With my French ancestors it is more complex. While Britain and France fought several wars against each other as well as on the same side against a third party, Britain does not control any part of France. What the feeling about the British Empire come from is the colony of New France, previously part of the French Empire.

(For a quick refresher on the history, see: What does being a Canadian mean to me?)


Darryl Leroux is an Associate Professor in the Department of Social Justice and Community Studies at Saint Mary’s University. An area of focus has been the the dynamics of racism and colonialism among fellow French descendants. His 2019 book "Distorted Descent: White Claims to Indigenous Identity" puts together many of the dynamics I wanted to understand. He maintains to help educate people on these issues.

The last page contains what I feel to be a call to action to all fellow French descendants on this continent.

As French descendants, we have been told from a young age that we are the (only) victims of British colonialism, despite the fact that our ancestors colonized significant parts of what we generally call Canada and the United States for a century and a half prior to falling under British dominion. During this time, our forebears not only enslaved African and Indigenous peoples and actively displaced and dispossessed Indigenous peoples across a wide swatch of the continent, but benefited from broader French mercantilist policies that turned the French Antilles into one of the most brutally violent slave societies the world has ever known. Our belief that we are the only legitimate victims of (British) colonialism continues to be a major stumbling block to building meaningful social movements dedicated to combating French-descendant forms of racism and colonialism.

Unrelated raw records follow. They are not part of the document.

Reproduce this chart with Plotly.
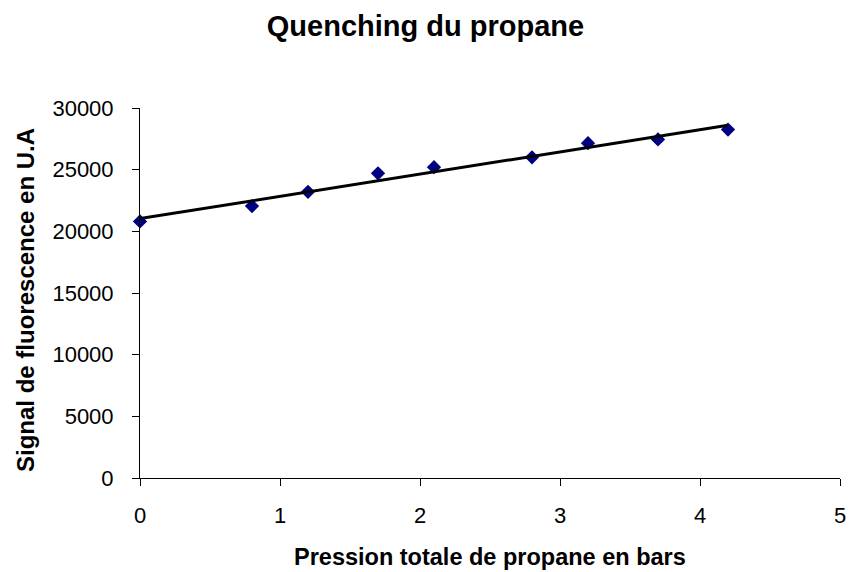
import numpy as np
import plotly.graph_objects as go

pression = [0, 0.8, 1.2, 1.7, 2.1, 2.8, 3.2, 3.7, 4.2]
signal = [20800, 22050, 23200, 24700, 25200, 26000, 27150, 27450, 28250]

x_ticks = [0, 1, 2, 3, 4, 5]
y_ticks = [0, 5000, 10000, 15000, 20000, 25000, 30000]

title_text = "Quenching du propane"
x_title = "Pression totale de propane en bars"
y_title = "Signal de fluorescence en U.A"

# linear trend line computed from the data
slope, intercept = np.polyfit(pression, signal, 1)
trend_x = [min(pression), max(pression)]
trend_y = [slope * v + intercept for v in trend_x]

font_family = "Liberation Sans, Arial, sans-serif"

# the page body has an 8px default margin, so the figure is sized to fit
W, H = 849, 564
ML, MR, MT, MB = 132, 11, 100, 94
plot_w = W - ML - MR
plot_h = H - MT - MB

fig = go.Figure()
fig.add_trace(go.Scatter(
    x=pression, y=signal, mode="markers",
    marker=dict(symbol="diamond", color="#000080", size=11,
                line=dict(width=0)),
    showlegend=False, cliponaxis=False,
))
fig.add_trace(go.Scatter(
    x=trend_x, y=trend_y, mode="lines",
    line=dict(color="black", width=3),
    showlegend=False,
))

fig.update_layout(
    width=W, height=H,
    paper_bgcolor="white", plot_bgcolor="white",
    margin=dict(l=ML, r=MR, t=MT, b=MB),
    font=dict(family=font_family, color="black", size=22),
    title=dict(text="<b>" + title_text + "</b>", x=417.5 / W, xanchor="center",
               y=1 - 18 / H, yanchor="middle", xref="container",
               yref="container",
               font=dict(size=29, family=font_family)),
    xaxis=dict(
        range=[0, 5], tickvals=x_ticks, ticktext=[str(v) for v in x_ticks],
        showgrid=False, zeroline=False, showline=True, linecolor="black",
        linewidth=1, ticks="outside", ticklen=7, tickcolor="black",
        ticklabelstandoff=11, tickfont=dict(size=22),
    ),
    yaxis=dict(
        range=[0, 30000], tickvals=y_ticks, ticktext=[str(v) for v in y_ticks],
        showgrid=False, zeroline=False, showline=True, linecolor="black",
        linewidth=1, ticks="outside", ticklen=7, tickcolor="black",
        ticklabelstandoff=14, tickfont=dict(size=22),
    ),
    annotations=[
        dict(text="<b>" + x_title + "</b>", xref="paper", yref="paper",
             x=0.5, y=-(549 - (MT + plot_h)) / plot_h,
             xanchor="center", yanchor="middle", showarrow=False,
             font=dict(size=23.5, family=font_family)),
        dict(text="<b>" + y_title + "</b>", xref="paper", yref="paper",
             x=(16 - ML) / plot_w, y=(MT + plot_h - 292) / plot_h,
             xanchor="center", yanchor="middle", textangle=-90,
             showarrow=False, font=dict(size=24, family=font_family)),
    ],
)

fig.write_html("out.html")
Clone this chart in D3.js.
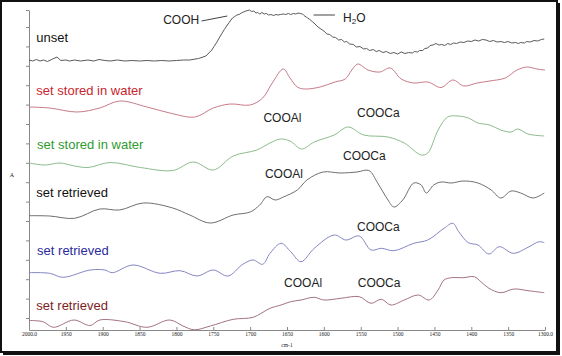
<!DOCTYPE html>
<html><head><meta charset="utf-8">
<script src="https://cdn.jsdelivr.net/npm/d3@7"></script>
<style>html,body{margin:0;padding:0;background:#fff;}svg{display:block;}</style>
</head><body>
<svg id="c" width="562" height="356"></svg>
<script>
// ---- data ----
const xTickValues = [2000,1950,1900,1850,1800,1750,1700,1650,1600,1550,1500,1450,1400,1350,1300];
const xTickLabels = ["2000.0","1950","1900","1850","1800","1750","1700","1650","1600","1550","1500","1450","1400","1350","1300.0"];
const yTickValues = [1.2,3.14,5.08,7.02,8.96,10.9,12.84,14.78,16.72,18.66,20.6,22.54,24.48,26.42,28.36,30.3,32.0];
const seriesNames = ["unset","set stored in water","set stored in water","set retrieved","set retrieved","set retrieved"];

const unsetData = [[2000,27.0],[1995,26.9],[1990,27.05],[1985,26.9],[1980,27.0],[1975,26.85],[1968,27.1],[1962,27.3],[1957,26.95],[1950,27.0],[1945,26.9],[1938,27.0],[1930,26.9],[1920,27.0],[1912,26.9],[1905,27.05],[1897,26.95],[1890,26.9],[1880,27.0],[1870,26.9],[1860,26.95],[1850,26.9],[1840,26.95],[1830,26.9],[1820,26.95],[1810,26.9],[1800,26.95],[1790,27.0],[1782,27.0],[1770,27.15],[1760,27.4],[1756,27.7],[1752,28.0],[1749,28.35],[1745,28.8],[1742,29.2],[1738,29.7],[1735,30.05],[1731,30.5],[1728,30.8],[1724,31.2],[1721,31.35],[1718,31.5],[1715,31.55],[1712,31.7],[1709,31.8],[1706,31.9],[1703,31.95],[1701,32.0],[1698,31.85],[1695,31.9],[1692,31.7],[1690,31.75],[1687,31.6],[1684,31.75],[1681,31.6],[1678,31.65],[1675,31.5],[1672,31.55],[1668,31.45],[1665,31.55],[1662,31.5],[1659,31.55],[1655,31.6],[1652,31.55],[1648,31.65],[1645,31.55],[1641,31.65],[1638,31.6],[1635,31.7],[1632,31.65],[1629,31.6],[1627,31.45],[1624,31.3],[1622,31.2],[1619,31.05],[1615,30.8],[1612,30.6],[1608,30.3],[1604,30.1],[1600,29.9],[1596,29.6],[1592,29.55],[1588,29.3],[1584,29.25],[1580,29.0],[1576,29.05],[1572,28.8],[1569,28.85],[1565,28.6],[1560,28.55],[1556,28.3],[1551,28.35],[1546,28.1],[1542,28.15],[1538,27.95],[1533,28.05],[1529,27.85],[1525,27.95],[1520,27.75],[1515,27.85],[1510,27.65],[1505,27.75],[1500,27.6],[1495,27.8],[1490,27.65],[1485,27.75],[1480,27.7],[1477,27.85],[1473,27.8],[1470,27.95],[1466,27.95],[1463,28.15],[1459,28.2],[1456,28.45],[1452,28.5],[1448,28.65],[1444,28.5],[1440,28.55],[1436,28.45],[1432,28.65],[1428,28.55],[1424,28.7],[1420,28.65],[1415,28.8],[1410,28.75],[1405,28.9],[1400,28.85],[1395,29.0],[1390,28.9],[1385,29.05],[1380,29.0],[1375,28.85],[1370,28.95],[1365,28.8],[1360,28.85],[1355,28.75],[1350,28.85],[1345,28.7],[1340,28.75],[1336,28.65],[1333,28.75],[1328,28.7],[1325,28.85],[1320,28.8],[1315,28.95],[1310,28.9],[1305,29.05],[1301,29.1]];

const waterRedData = [[2000,22.3],[1972,22.2],[1935,21.8],[1904,22.2],[1877,22.9],[1840,22.3],[1809,21.7],[1775,21.3],[1750,22.2],[1727,22.6],[1700,22.5],[1683,23.2],[1670,24.7],[1655,26.1],[1646,25.2],[1636,24.3],[1626,24.1],[1605,24.3],[1585,24.8],[1571,25.1],[1562,26.0],[1554,26.6],[1540,26.0],[1524,25.8],[1510,26.2],[1495,25.1],[1478,24.7],[1459,24.8],[1441,24.25],[1425,25.0],[1410,24.4],[1392,24.7],[1375,24.9],[1354,25.2],[1338,26.0],[1324,26.3],[1311,26.1],[1300,26.0]];

const waterGreenData = [[2000,16.7],[1978,16.5],[1958,16.7],[1938,16.4],[1920,16.25],[1890,16.75],[1849,16.25],[1805,15.95],[1777,16.8],[1750,16.0],[1723,17.4],[1691,18.0],[1673,18.7],[1659,19.1],[1646,18.9],[1630,18.1],[1613,18.8],[1586,19.5],[1567,20.3],[1546,19.5],[1513,19.3],[1491,18.7],[1468,17.5],[1459,17.7],[1445,20.0],[1432,21.3],[1418,21.4],[1404,21.2],[1391,20.7],[1375,20.5],[1360,20.0],[1346,19.8],[1337,20.1],[1323,19.6],[1301,19.4]];

const retrievedBlackData = [[2000,11.43],[1972,11.4],[1938,11.17],[1904,12.1],[1877,12.0],[1845,12.7],[1805,12.2],[1782,11.5],[1754,10.7],[1723,11.5],[1700,11.8],[1687,12.5],[1677,13.33],[1666,13.0],[1655,13.3],[1636,14.0],[1623,15.0],[1601,15.8],[1578,15.7],[1555,15.8],[1539,15.95],[1527,14.7],[1513,13.0],[1505,12.3],[1493,13.0],[1478,14.7],[1468,14.5],[1461,13.7],[1451,14.5],[1441,14.8],[1427,14.7],[1411,14.9],[1391,14.7],[1373,14.0],[1360,13.2],[1346,13.9],[1333,13.7],[1316,13.2],[1301,13.7]];

const retrievedBlueData = [[2000,5.73],[1972,5.67],[1954,5.27],[1917,6.0],[1897,6.0],[1887,5.73],[1859,6.5],[1822,5.67],[1795,5.93],[1772,5.4],[1750,6.0],[1730,5.4],[1710,6.57],[1696,7.0],[1683,6.57],[1673,7.67],[1658,8.67],[1645,7.83],[1631,6.83],[1613,8.17],[1586,9.5],[1570,9.0],[1552,9.4],[1536,8.0],[1522,8.17],[1505,7.93],[1478,8.67],[1459,9.0],[1437,10.17],[1425,10.67],[1417,9.83],[1404,8.73],[1391,8.5],[1376,7.6],[1362,8.33],[1343,7.67],[1323,8.27],[1308,8.83],[1301,8.73]];

const retrievedRedData = [[2000,0.95],[1981,0.83],[1967,0.27],[1939,1.0],[1917,0.45],[1904,1.0],[1870,0.83],[1840,0.27],[1809,1.0],[1791,0.4],[1776,0.02],[1754,0.4],[1723,1.07],[1696,1.27],[1673,2.17],[1658,2.5],[1645,2.83],[1631,3.0],[1613,3.27],[1600,3.0],[1577,3.17],[1552,3.33],[1536,2.67],[1522,3.07],[1509,2.5],[1491,3.0],[1472,3.5],[1457,3.0],[1445,4.0],[1437,5.0],[1427,5.23],[1411,5.23],[1396,5.33],[1387,4.83],[1376,4.17],[1360,3.73],[1342,4.1],[1323,3.93],[1301,3.73]];

// annotations: [text, wavenumber, value]
const annotations = [["COOH",1818,30.6],["COOAl",1682,20.85],["COOCa",1555,21.3],["COOAl",1680,15.2],["COOCa",1574,17.0],["COOCa",1555,9.9],["COOAl",1654,4.3],["COOCa",1554,4.3]];

// ---- drawing ----
const svg = d3.select("#c");
const x = d3.scaleLinear().domain([2000,1300]).range([29,545]);
const y = d3.scaleLinear().domain([0,32]).range([330,10]);

// frame
svg.append("rect").attr("x",1).attr("y",1).attr("width",556).attr("height",351)
  .attr("fill","none").attr("stroke","#111").attr("stroke-width",2);
svg.append("rect").attr("x",557).attr("y",3).attr("width",3).attr("height",352).attr("fill","#111");
svg.append("rect").attr("x",3).attr("y",352).attr("width",557).attr("height",3).attr("fill","#111");

// axes
const xAxis = d3.axisBottom(x).tickValues(xTickValues).tickSizeInner(-3).tickSizeOuter(0)
  .tickPadding(4).tickFormat((d,i)=>xTickLabels[i]);
const gx = svg.append("g").attr("transform","translate(0,330)").call(xAxis);
gx.selectAll("path,line").attr("stroke","#888");
gx.selectAll("text").attr("font-family","Liberation Serif").attr("font-size",5.5).attr("fill","#222").attr("dy","0.4em");

const yAxis = d3.axisLeft(y).tickValues(yTickValues).tickSizeInner(3).tickSizeOuter(0).tickFormat("");
const gy = svg.append("g").attr("transform","translate(29,0)").call(yAxis);
gy.selectAll("path,line").attr("stroke","#888");

svg.append("text").attr("x",287).attr("y",347).attr("text-anchor","middle")
  .attr("font-family","Liberation Serif").attr("font-size",5.5).attr("fill","#222").text("cm-1");
svg.append("text").attr("x",12).attr("y",177).attr("text-anchor","middle")
  .attr("font-family","Liberation Serif").attr("font-size",6).attr("fill","#222").text("A");

// spectra
const series = [
  {data: unsetData, color:"#5a5a5a", curve: d3.curveLinear},
  {data: waterRedData, color:"#c87a88", curve: d3.curveCatmullRom.alpha(0.5)},
  {data: waterGreenData, color:"#8cbc8c", curve: d3.curveCatmullRom.alpha(0.5)},
  {data: retrievedBlackData, color:"#6e6e6e", curve: d3.curveCatmullRom.alpha(0.5)},
  {data: retrievedBlueData, color:"#8585c4", curve: d3.curveCatmullRom.alpha(0.5)},
  {data: retrievedRedData, color:"#a4737e", curve: d3.curveCatmullRom.alpha(0.5)}
];
series.forEach(s=>{
  const line = d3.line().x(d=>x(d[0])).y(d=>y(d[1])).curve(s.curve);
  svg.append("path").datum(s.data).attr("d",line).attr("fill","none")
    .attr("stroke",s.color).attr("stroke-width",1);
});

// series labels: [wavenumber, value, color]
const labelPos = [[1990,28.8,"#111"],[1990,23.5,"#c8262e"],[1989,18.1,"#2f9a2f"],[1990,13.35,"#111"],[1989,7.55,"#2b2b9e"],[1990,2.0,"#7d1d24"]];
seriesNames.forEach((n,i)=>{
  svg.append("text").attr("x",x(labelPos[i][0])).attr("y",y(labelPos[i][1]))
    .attr("font-family","Liberation Sans, Arial, sans-serif").attr("font-size",13)
    .attr("fill",labelPos[i][2]).text(n);
});

// annotations
const af = "Liberation Sans, Arial, sans-serif";
annotations.forEach(a=>{
  svg.append("text").attr("x",x(a[1])).attr("y",y(a[2])).attr("font-family",af)
    .attr("font-size",12).attr("fill","#222").text(a[0]);
});
const h2o = svg.append("text").attr("x",x(1574)).attr("y",y(30.8)).attr("font-family",af)
  .attr("font-size",12).attr("fill","#222");
h2o.append("tspan").text("H");
h2o.append("tspan").attr("font-size",8).attr("dy",2).text("2");
h2o.append("tspan").attr("dy",-2).text("O");

// leader lines
svg.append("line").attr("x1",x(1766)).attr("y1",y(30.9)).attr("x2",x(1731)).attr("y2",y(31.4))
  .attr("stroke","#444").attr("stroke-width",1);
svg.append("line").attr("x1",x(1614)).attr("y1",y(31.5)).attr("x2",x(1585)).attr("y2",y(31.5))
  .attr("stroke","#444").attr("stroke-width",1);
</script>
</body></html>
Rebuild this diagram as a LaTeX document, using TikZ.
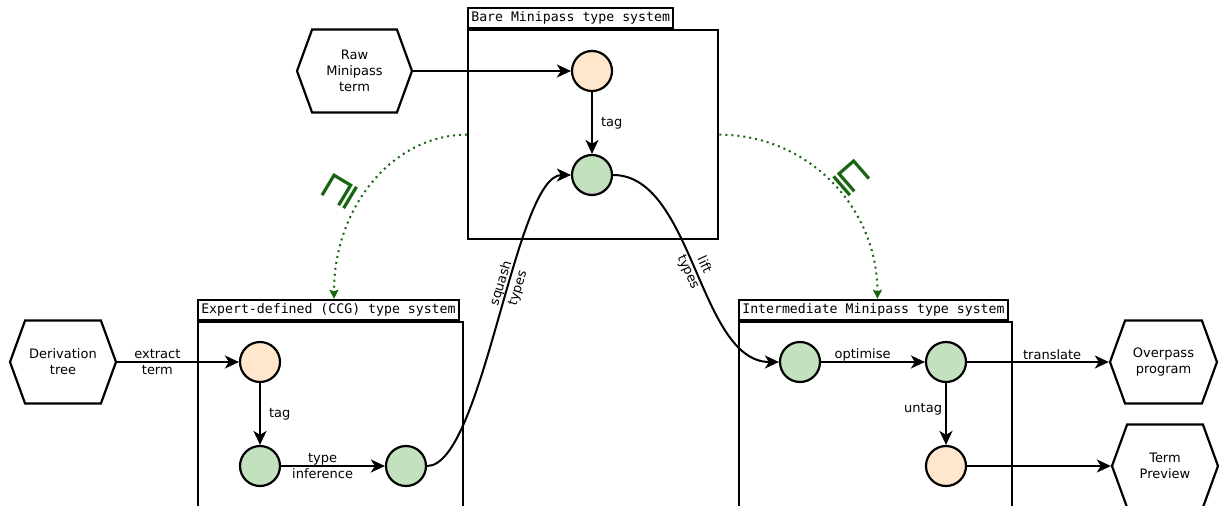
\documentclass[tikz,border=0pt]{standalone}
\usepackage{fontspec}
\setmainfont{DejaVu Sans}
\setmonofont{DejaVu Sans Mono}
\newfontfamily\symfont{DejaVu Sans}
\usetikzlibrary{arrows.meta,shapes.symbols}

\definecolor{tagorange}{HTML}{FFE6CC}
\definecolor{typedgreen}{HTML}{C3E0BF}
\definecolor{orderg}{HTML}{18650F}

\begin{document}
\begin{tikzpicture}[x=1pt,y=-1pt,
  every node/.style={font=\fontsize{13}{16}\selectfont},
  term/.style={circle, draw, line width=2.2pt, minimum size=40pt, inner sep=0pt},
  rawterm/.style={term, fill=tagorange},
  typedterm/.style={term, fill=typedgreen},
  frame/.style={draw, line width=2.4pt, fill=white, inner sep=0pt, anchor=north west},
  frametitle/.style={draw, line width=2.2pt, fill=white, anchor=south west,
    inner xsep=3.2pt, inner ysep=3.5pt, text height=9.8pt, text depth=3.2pt,
    font=\ttfamily\fontsize{13.2}{16}\selectfont},
  hexnode/.style={signal, signal to=west and east, signal pointer angle=140,
    draw, line width=2.2pt, minimum height=83pt, align=center, inner sep=0pt},
  flow/.style={line width=2pt, -{Stealth[length=14pt,width=13pt,inset=4pt]}},
  order/.style={orderg, line width=2pt, dash pattern=on 2pt off 4pt,
    -{Stealth[length=9pt,width=9pt,inset=1.5pt]}},
  lbl/.style={align=center, inner sep=1pt},
  curvelbl/.style={lbl, sloped, font=\fontsize{13}{17.5}\selectfont},
  ordersym/.style={text=orderg, inner sep=0pt, font=\symfont\fontsize{40}{40}\selectfont},
]
\useasboundingbox (0,0) rectangle (1219,506);
\clip (0,0) rectangle (1219,506);

% type-system frames
\node[frame, minimum width=250pt, minimum height=209pt] (bare) at (467,29) {};
\node[frametitle] (baretitle) at (bare.north west) {Bare Minipass type system};
\node[frame, minimum width=265pt, minimum height=260pt] (expert) at (197,321) {};
\node[frametitle] (experttitle) at (expert.north west) {Expert-defined (CCG) type system};
\node[frame, minimum width=273pt, minimum height=260pt] (inter) at (738,321) {};
\node[frametitle] (intertitle) at (inter.north west) {Intermediate Minipass type system};

% inputs and outputs
\node[hexnode, minimum width=115pt] (rawin) at (354.5,71) {Raw\\Minipass\\term};
\node[hexnode, minimum width=106pt] (deriv) at (63,362) {Derivation\\tree};
\node[hexnode, minimum width=107pt] (overpass) at (1163.5,362) {Overpass\\program};
\node[hexnode, minimum width=106pt] (preview) at (1165,466) {Term\\Preview};

% terms
\node[rawterm] (bo) at (592,71) {};
\node[typedterm] (bg) at (592,175) {};
\node[rawterm] (eo) at (260,362) {};
\node[typedterm] (eg) at (260,466) {};
\node[typedterm] (ei) at (406,466) {};
\node[typedterm] (ig) at (800,362) {};
\node[typedterm] (io) at (946,362) {};
\node[rawterm] (iu) at (946,466) {};

% ordering between type systems
\draw[order] (bare.west) .. controls +(-74,0) and +(0,-92) .. ([xshift=5.5pt]experttitle.north);
\draw[order] (bare.east) .. controls +(88,0) and +(0,-92) .. ([xshift=4pt]intertitle.north);
\node[ordersym, rotate=59] (sqleft) at (340,191) {⊒};
\node[ordersym, rotate=-49] (sqright) at (852,178) {⊑};

% pipeline
\draw[flow] (rawin.east) -- (bo.west);
\draw[flow] (bo) -- node[lbl, right=7pt] {tag} (bg);
\draw[flow] (bg.east) .. controls +(80,0) and +(-80,0) .. node[curvelbl, pos=0.5] {lift\\types} (ig.west);
\draw[flow] (ei.east) .. controls +(56,0) and +(-56,0) .. node[curvelbl, pos=0.58] {squash\\types} (bg.west);

\draw[flow] (deriv.east) -- node[lbl, pos=0.33] {extract\\term} (eo.west);
\draw[flow] (eo) -- node[lbl, right=7pt] {tag} (eg);
\draw[flow] (eg) -- node[lbl, pos=0.4] {type\\inference} (ei);

\draw[flow] (ig) -- node[lbl, pos=0.4, anchor=base, yshift=4pt] {optimise} (io);
\draw[flow] (io) -- node[lbl, pos=0.6, anchor=base, yshift=3pt] {translate} (overpass.west);
\draw[flow] (io) -- node[lbl, pos=0.42, left=2pt] {untag} (iu);
\draw[flow] (iu) -- (preview.west);
\end{tikzpicture}
\end{document}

My wife's parents are Hindu Bengalis from India. I also believe it is incorrect for loyalists of the Mughal Empire to claim the eventual end of their occupation of India was an act of "colonialism" by the Swedish, Dutch, Danish, French, Portuguese or British colonialism. Indigenous India was the victim of all this colonialism, and all these empires were (some still are) perpetrators of colonialism. Which perpetrator "won" a given campaign/war/etc to claim to be the current colonial occupation does not make loyalists of any of the "losing" colonial powers a victim of colonialism.